## Data for this task:

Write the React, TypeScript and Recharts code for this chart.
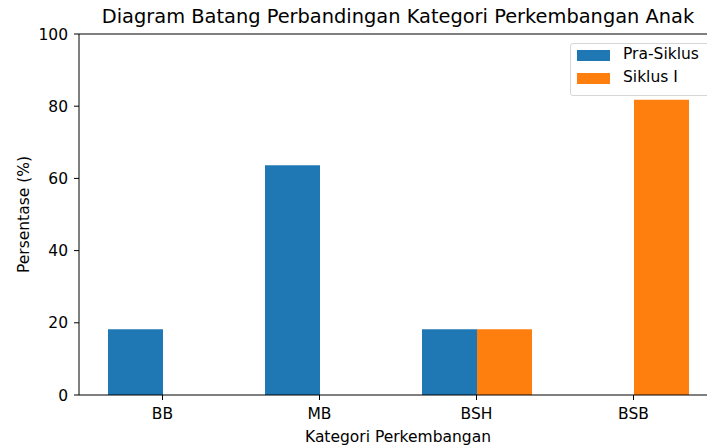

* * *

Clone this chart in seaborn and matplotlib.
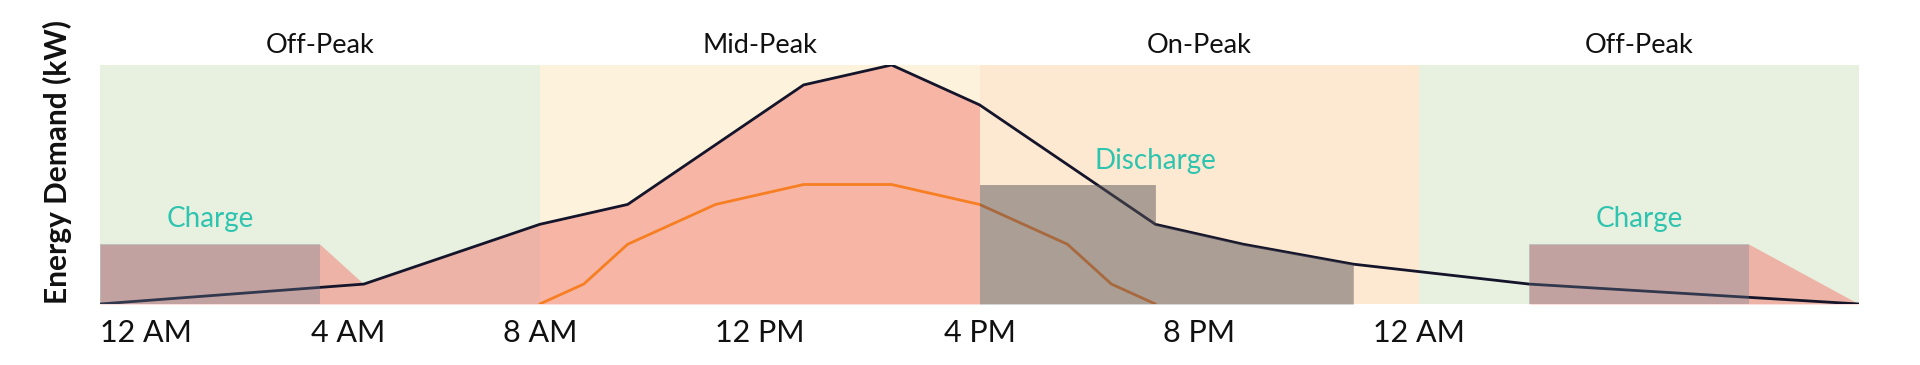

---

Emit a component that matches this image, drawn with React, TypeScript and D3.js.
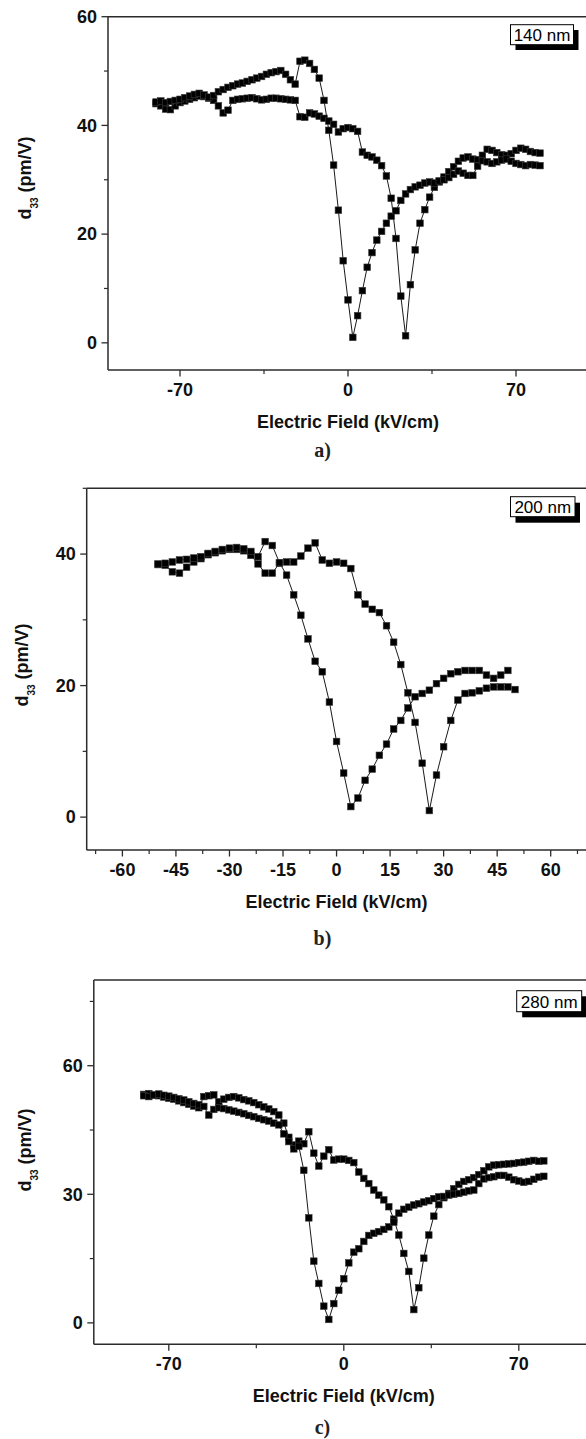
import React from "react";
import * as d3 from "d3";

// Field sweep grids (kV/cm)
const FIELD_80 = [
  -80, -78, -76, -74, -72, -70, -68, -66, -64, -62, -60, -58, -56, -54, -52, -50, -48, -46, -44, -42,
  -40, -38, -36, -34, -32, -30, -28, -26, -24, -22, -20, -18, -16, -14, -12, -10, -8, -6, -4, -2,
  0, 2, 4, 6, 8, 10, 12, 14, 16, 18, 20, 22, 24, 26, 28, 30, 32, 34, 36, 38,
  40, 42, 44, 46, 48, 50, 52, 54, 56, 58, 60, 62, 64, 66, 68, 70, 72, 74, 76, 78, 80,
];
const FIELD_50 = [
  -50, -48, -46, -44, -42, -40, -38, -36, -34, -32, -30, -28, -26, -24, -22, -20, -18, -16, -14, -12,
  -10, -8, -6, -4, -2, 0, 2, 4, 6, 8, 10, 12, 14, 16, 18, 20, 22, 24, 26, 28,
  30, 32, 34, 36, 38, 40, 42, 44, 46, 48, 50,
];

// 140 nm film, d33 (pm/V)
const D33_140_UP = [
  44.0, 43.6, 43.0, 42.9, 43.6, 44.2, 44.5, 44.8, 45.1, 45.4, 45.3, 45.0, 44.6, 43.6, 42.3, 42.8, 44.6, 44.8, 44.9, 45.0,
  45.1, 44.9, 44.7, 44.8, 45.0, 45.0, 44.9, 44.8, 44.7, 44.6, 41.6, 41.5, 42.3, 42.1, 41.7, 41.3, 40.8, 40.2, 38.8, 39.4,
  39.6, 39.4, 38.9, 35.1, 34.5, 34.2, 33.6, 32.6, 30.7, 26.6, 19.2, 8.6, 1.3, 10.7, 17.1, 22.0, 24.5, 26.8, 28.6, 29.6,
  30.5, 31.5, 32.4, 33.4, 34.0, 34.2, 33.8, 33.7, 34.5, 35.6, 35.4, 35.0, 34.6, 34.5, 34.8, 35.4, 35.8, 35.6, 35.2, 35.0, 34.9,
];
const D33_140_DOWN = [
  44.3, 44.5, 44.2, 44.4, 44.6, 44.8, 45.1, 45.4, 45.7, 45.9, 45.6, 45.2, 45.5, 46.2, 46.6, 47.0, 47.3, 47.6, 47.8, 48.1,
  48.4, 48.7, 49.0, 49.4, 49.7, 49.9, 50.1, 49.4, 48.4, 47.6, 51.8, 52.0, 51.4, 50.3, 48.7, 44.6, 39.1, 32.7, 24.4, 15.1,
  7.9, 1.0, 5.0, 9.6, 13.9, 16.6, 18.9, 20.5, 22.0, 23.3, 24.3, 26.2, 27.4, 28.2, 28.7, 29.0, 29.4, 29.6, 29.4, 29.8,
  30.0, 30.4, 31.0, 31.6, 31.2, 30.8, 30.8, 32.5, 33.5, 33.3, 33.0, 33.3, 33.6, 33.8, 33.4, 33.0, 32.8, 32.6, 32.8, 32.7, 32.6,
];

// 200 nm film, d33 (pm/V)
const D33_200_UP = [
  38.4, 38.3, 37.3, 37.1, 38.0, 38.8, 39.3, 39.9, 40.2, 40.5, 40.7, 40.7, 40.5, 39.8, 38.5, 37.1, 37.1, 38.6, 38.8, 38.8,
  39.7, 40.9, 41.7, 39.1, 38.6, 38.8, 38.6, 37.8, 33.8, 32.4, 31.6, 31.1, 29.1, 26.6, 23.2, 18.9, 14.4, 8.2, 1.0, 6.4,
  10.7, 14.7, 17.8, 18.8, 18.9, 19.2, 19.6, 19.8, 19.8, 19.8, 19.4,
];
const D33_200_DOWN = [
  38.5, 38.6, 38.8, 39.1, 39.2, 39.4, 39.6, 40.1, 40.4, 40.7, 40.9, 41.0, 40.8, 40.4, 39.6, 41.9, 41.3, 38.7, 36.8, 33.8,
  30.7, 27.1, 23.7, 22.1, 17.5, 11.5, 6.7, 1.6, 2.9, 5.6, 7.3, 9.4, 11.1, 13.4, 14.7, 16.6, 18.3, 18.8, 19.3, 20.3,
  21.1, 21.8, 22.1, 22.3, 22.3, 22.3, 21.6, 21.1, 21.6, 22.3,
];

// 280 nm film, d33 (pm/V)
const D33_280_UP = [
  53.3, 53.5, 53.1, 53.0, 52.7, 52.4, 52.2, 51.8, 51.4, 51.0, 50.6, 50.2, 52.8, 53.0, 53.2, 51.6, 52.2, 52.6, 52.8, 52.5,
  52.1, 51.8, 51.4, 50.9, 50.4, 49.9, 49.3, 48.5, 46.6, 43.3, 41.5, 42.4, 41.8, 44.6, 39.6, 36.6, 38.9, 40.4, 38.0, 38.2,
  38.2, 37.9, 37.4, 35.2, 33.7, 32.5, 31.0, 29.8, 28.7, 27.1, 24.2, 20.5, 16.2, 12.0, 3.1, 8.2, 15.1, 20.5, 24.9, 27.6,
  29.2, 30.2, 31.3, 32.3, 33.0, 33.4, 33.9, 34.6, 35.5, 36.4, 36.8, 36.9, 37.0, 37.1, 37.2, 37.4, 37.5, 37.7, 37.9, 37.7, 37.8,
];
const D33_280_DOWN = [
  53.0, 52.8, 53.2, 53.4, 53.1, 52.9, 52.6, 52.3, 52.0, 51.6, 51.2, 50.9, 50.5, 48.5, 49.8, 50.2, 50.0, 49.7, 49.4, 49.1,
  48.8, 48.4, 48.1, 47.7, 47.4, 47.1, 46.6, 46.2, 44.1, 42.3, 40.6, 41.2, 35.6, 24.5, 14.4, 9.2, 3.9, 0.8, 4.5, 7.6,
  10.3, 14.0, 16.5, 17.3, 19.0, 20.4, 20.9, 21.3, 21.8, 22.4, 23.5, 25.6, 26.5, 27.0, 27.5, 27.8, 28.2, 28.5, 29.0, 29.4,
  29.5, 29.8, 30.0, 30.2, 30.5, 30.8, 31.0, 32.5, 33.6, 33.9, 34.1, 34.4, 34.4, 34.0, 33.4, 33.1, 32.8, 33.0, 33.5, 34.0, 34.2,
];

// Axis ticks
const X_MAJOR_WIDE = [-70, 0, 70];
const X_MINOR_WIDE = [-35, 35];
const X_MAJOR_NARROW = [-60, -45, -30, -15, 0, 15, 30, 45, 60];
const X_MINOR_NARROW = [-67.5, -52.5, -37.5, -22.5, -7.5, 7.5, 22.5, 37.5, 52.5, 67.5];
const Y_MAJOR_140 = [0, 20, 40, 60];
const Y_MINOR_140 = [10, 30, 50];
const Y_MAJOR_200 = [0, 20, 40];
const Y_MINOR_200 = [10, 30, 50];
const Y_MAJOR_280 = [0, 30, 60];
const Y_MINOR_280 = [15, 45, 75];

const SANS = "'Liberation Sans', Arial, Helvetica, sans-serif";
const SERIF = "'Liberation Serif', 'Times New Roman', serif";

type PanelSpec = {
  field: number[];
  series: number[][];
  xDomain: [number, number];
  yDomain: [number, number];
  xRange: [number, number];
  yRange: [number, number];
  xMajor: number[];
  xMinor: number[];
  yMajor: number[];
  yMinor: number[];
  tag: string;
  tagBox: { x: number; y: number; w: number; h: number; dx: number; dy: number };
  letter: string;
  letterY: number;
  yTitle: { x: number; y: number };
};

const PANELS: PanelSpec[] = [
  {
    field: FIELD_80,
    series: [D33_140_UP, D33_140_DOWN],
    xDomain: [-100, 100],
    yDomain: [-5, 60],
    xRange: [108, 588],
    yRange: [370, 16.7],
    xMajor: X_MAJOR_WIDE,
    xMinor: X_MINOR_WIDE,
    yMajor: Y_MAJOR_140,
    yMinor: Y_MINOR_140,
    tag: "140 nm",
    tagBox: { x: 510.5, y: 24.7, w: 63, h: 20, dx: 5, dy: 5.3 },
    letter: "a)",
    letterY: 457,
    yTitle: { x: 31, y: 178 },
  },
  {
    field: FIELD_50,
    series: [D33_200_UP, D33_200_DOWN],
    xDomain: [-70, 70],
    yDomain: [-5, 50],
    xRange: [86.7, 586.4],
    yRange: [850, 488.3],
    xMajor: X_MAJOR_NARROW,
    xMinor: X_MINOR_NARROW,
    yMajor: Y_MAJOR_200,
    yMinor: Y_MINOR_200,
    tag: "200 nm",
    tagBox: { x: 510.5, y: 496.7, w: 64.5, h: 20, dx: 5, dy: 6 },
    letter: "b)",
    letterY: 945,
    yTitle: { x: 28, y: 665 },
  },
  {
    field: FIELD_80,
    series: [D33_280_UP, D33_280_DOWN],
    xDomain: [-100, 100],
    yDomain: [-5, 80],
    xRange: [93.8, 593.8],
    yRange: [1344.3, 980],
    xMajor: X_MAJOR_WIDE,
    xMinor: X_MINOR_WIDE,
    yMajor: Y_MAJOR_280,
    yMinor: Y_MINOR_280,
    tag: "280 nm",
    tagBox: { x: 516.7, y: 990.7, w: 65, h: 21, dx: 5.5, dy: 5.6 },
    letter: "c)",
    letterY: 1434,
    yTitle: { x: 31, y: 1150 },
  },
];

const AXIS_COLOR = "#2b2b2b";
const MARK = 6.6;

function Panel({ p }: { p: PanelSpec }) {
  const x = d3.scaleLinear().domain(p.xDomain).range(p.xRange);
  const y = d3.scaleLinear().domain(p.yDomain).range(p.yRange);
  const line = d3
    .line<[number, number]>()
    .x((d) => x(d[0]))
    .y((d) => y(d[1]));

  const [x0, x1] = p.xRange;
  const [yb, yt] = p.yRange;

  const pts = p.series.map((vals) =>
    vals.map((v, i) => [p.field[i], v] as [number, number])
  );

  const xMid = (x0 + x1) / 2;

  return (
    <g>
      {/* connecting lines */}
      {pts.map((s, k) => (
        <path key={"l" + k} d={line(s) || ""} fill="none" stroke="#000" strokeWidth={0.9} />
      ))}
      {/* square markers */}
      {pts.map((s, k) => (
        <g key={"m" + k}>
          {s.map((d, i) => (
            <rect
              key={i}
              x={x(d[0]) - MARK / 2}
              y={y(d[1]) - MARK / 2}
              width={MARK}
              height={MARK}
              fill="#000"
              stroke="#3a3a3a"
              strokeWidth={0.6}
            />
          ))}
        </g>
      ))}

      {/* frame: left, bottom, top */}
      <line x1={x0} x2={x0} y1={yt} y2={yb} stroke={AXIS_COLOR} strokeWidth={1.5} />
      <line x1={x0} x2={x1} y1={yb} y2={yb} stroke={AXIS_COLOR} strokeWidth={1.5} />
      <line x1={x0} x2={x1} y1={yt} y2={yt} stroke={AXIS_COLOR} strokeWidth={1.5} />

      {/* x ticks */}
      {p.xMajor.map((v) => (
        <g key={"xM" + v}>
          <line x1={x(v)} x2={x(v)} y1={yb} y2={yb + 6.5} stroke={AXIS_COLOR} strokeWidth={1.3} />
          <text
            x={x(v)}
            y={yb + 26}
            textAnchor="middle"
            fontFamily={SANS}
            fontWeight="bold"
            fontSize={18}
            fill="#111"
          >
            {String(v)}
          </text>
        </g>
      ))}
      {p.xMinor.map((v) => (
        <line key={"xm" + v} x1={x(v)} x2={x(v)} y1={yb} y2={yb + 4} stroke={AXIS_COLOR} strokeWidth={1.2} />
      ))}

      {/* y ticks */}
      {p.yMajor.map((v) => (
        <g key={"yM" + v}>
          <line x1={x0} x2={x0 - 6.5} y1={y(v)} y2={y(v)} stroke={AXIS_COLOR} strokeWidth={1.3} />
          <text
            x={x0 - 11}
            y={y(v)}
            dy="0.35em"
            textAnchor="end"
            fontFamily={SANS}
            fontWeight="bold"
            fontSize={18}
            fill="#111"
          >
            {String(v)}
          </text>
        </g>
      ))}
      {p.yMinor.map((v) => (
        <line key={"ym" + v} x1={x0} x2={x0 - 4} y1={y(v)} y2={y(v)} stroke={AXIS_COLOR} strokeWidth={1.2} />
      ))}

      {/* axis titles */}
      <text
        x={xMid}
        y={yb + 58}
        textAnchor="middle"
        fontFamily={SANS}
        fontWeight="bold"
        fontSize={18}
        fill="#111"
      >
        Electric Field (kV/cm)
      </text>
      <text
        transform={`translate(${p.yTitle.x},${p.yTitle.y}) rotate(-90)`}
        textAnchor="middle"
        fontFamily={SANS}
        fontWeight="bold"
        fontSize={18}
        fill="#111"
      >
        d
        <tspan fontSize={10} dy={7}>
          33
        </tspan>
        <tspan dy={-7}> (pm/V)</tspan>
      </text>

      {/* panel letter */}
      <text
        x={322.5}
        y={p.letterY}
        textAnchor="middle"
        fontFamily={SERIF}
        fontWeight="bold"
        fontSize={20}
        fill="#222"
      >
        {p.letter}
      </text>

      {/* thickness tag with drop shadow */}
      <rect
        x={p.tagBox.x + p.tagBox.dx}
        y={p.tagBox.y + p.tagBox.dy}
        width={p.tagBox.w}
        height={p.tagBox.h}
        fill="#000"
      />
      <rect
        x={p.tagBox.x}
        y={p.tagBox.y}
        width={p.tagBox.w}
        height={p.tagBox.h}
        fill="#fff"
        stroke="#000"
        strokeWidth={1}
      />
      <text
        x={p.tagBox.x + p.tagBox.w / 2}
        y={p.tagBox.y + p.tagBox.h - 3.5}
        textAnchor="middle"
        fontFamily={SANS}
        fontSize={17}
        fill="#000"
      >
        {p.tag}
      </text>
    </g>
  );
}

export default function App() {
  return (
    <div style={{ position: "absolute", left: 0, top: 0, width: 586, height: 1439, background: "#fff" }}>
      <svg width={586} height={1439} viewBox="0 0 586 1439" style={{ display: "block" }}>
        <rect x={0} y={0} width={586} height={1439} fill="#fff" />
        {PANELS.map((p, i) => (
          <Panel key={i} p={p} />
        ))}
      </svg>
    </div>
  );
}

## Short problem:
Show the lines of the material that contain the word "React".

## Solution:
Write the React, TypeScript and Recharts code for this chart.
Emit a component that matches this image, drawn with React, TypeScript and D3.js.
import React from "react";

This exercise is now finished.